Been asked a few times of late about trying to run on your toes all the time and whether it's the answer to better running. Simply, from a biomechanics perspective, no.
The acceleration power comes to a healthy degree from the arch generated with the arms, not the toes so it makes sense that you engage the whole foot when you run rather than employing part of it. Coupled with that there are 26 bones and over 100 muscles, ligaments and tendons tying into the foot and it's primary role is to cushion the skeletal system and adapt to uneven surfaces. With that in mind, why would you think heel striking or forefoot running was good?
Heel striking causes a reactionary force as your centre of gravity is way out in front of your body. This forces the impact through the heel which then travels up the shin from the heel, through the knee, jamming your hip likely leading to imbalance and injury. It is terribly inefficient, and we call this a breaking force as it really is a risk for injury and a lot of pain. I see it a lot.
For me, the correct way to land is slightly forward of your centre of mass with a slight forward lean, landing more on your mid foot so your foot is landing more flat as you were, not on your heels, not on your toes either, keeping the landing foot more towards underneath the body as you land.
Some coaches will tell you that key to this is for you to take over 170 to 180 steps per minute. It isn’t. It’s a number of things but increasing your footfall and shortening your stride won’t make you a better runner just like only focusing in on your VO2 max won't make you a better runner either. You need to bring a number of things together and stop obsessing with what is in your eyes, a magic element.

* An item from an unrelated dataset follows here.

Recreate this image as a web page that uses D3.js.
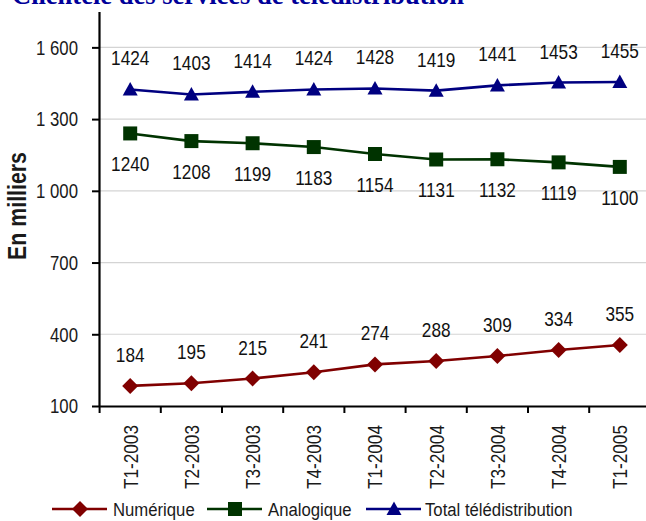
<!DOCTYPE html>
<html>
<head>
<meta charset="utf-8">
<script src="https://cdn.jsdelivr.net/npm/d3@7"></script>
<style>
  html, body { margin: 0; padding: 0; background: #fff; }
  svg { display: block; }
  text { font-family: "Liberation Sans", Arial, sans-serif; }
</style>
</head>
<body>
<svg id="chart" width="646" height="521"></svg>
<script>
// Quarterly subscribers (thousands)
const quarters = ["T1-2003", "T2-2003", "T3-2003", "T4-2003", "T1-2004", "T2-2004", "T3-2004", "T4-2004", "T1-2005"];
const numerique = [184, 195, 215, 241, 274, 288, 309, 334, 355];
const analogique = [1240, 1208, 1199, 1183, 1154, 1131, 1132, 1119, 1100];
const totalTele = [1424, 1403, 1414, 1424, 1428, 1419, 1441, 1453, 1455];
const yTicks = [100, 400, 700, 1000, 1300, 1600];

const series = [
  { name: "Numérique", values: numerique, color: "#800000", marker: "diamond", labelPos: "above" },
  { name: "Analogique", values: analogique, color: "#003300", marker: "square", labelPos: "below" },
  { name: "Total télédistribution", values: totalTele, color: "#000080", marker: "triangle", labelPos: "above" }
];

// condensed look: squeeze glyphs horizontally
const NARROW = 0.82;

const svg = d3.select("#chart");

const x = d3.scaleBand().domain(quarters).range([99.6, 650.4]).padding(0);
const y = d3.scaleLinear().domain([100, 1750]).range([406, 11.5]);

const fmt = d3.formatLocale({ decimal: ",", thousands: "\u00a0", grouping: [3], currency: ["", "€"] }).format(",d");

// Title
svg.append("text")
  .attr("x", 12).attr("y", 4)
  .style("font-family", "'Liberation Serif', 'Times New Roman', serif")
  .attr("font-weight", "bold")
  .attr("font-size", 26.5)
  .attr("fill", "#000099")
  .text("Clientèle des services de télédistribution");

// Horizontal gridlines
svg.append("g")
  .selectAll("line")
  .data(yTicks.slice(1))
  .join("line")
  .attr("x1", 99).attr("x2", 646)
  .attr("y1", d => y(d)).attr("y2", d => y(d))
  .attr("stroke", "#d4d4d4").attr("stroke-width", 1.2);

// Y axis
const yAxis = svg.append("g")
  .attr("transform", "translate(99,0)")
  .call(d3.axisLeft(y).tickValues(yTicks).tickFormat(fmt).tickSize(7).tickSizeOuter(0));
yAxis.select(".domain").attr("stroke", "#000").attr("stroke-width", 2.2);
yAxis.selectAll(".tick line").attr("stroke", "#000").attr("stroke-width", 2);
yAxis.selectAll(".tick text")
  .attr("font-size", 19.5)
  .attr("fill", "#1a1a1a")
  .attr("x", 0)
  .attr("text-anchor", "end")
  .attr("dy", "0.35em")
  .attr("transform", "translate(-21,0) scale(0.86,1)");

// X axis
const xAxis = svg.append("g")
  .attr("transform", "translate(0,406)")
  .call(d3.axisBottom(x).tickSize(0).tickSizeOuter(0));
xAxis.select(".domain").attr("stroke", "#000").attr("stroke-width", 2.2);
// category boundary ticks
xAxis.append("g")
  .selectAll("line")
  .data(quarters)
  .join("line")
  .attr("x1", d => x(d)).attr("x2", d => x(d))
  .attr("y1", 0).attr("y2", 7)
  .attr("stroke", "#000").attr("stroke-width", 2);
xAxis.selectAll(".tick text")
  .attr("font-size", 21)
  .attr("fill", "#1a1a1a")
  .attr("text-anchor", "end")
  .attr("transform", `translate(0,19) rotate(-90) scale(${NARROW},1)`)
  .attr("x", 0).attr("y", 0)
  .attr("dy", "0.35em");

// Y axis title
svg.append("text")
  .attr("transform", `translate(26,206) rotate(-90) scale(${NARROW},1)`)
  .attr("text-anchor", "middle")
  .attr("font-weight", "bold")
  .attr("font-size", 26)
  .attr("fill", "#1a1a1a")
  .text("En milliers");

function markerPath(type) {
  if (type === "diamond") return "M0,-8L8,0L0,8L-8,0Z";
  if (type === "square") return "M-7,-7H7V7H-7Z";
  return "M0,-7.5L7.5,6L-7.5,6Z";
}

const cx = d => x(d) + x.bandwidth() / 2;

series.forEach(s => {
  const g = svg.append("g");
  const pts = quarters.map((q, i) => ({ q, v: s.values[i] }));
  g.append("path")
    .datum(pts)
    .attr("fill", "none")
    .attr("stroke", s.color)
    .attr("stroke-width", 2.6)
    .attr("d", d3.line().x(d => cx(d.q)).y(d => y(d.v)));
  g.selectAll("path.m")
    .data(pts)
    .join("path")
    .attr("class", "m")
    .attr("transform", d => `translate(${cx(d.q)},${y(d.v)})`)
    .attr("d", markerPath(s.marker))
    .attr("fill", s.color);
  g.selectAll("text")
    .data(pts)
    .join("text")
    .attr("transform", d => `translate(${cx(d.q)},${y(d.v) + (s.labelPos === "above" ? -24 : 38)}) scale(${NARROW},1)`)
    .attr("text-anchor", "middle")
    .attr("font-size", 21)
    .attr("fill", "#111")
    .text(d => d.v);
});

// Legend
const legendItems = [
  { s: series[0], lx: 52, tx: 113 },
  { s: series[1], lx: 207, tx: 268 },
  { s: series[2], lx: 366, tx: 425 }
];
const lg = svg.append("g");
legendItems.forEach(it => {
  const ly = 509;
  lg.append("line")
    .attr("x1", it.lx).attr("x2", it.lx + 55)
    .attr("y1", ly).attr("y2", ly)
    .attr("stroke", it.s.color).attr("stroke-width", 2.6);
  lg.append("path")
    .attr("transform", `translate(${it.lx + 28},${ly})`)
    .attr("d", markerPath(it.s.marker))
    .attr("fill", it.s.color);
  lg.append("text")
    .attr("transform", `translate(${it.tx},${ly + 7}) scale(0.88,1)`)
    .attr("font-size", 19)
    .attr("fill", "#1a1a1a")
    .text(it.s.name);
});
</script>
</body>
</html>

If you’re running faster speeds your step rate may go up slightly but even at slower speeds your stride rate may well be high if you practice with a metronome and get your body used to developing its own rhythm. What is key is that you are light on your feet and your contact time with the ground is as little as possible. This will reduce the impact force and increase your efficiency. The less time you spend on the ground in the most stable position possible, the less chance you have of getting injured.
So what's the answer if not to run on your toes? Quite simply it is running economy.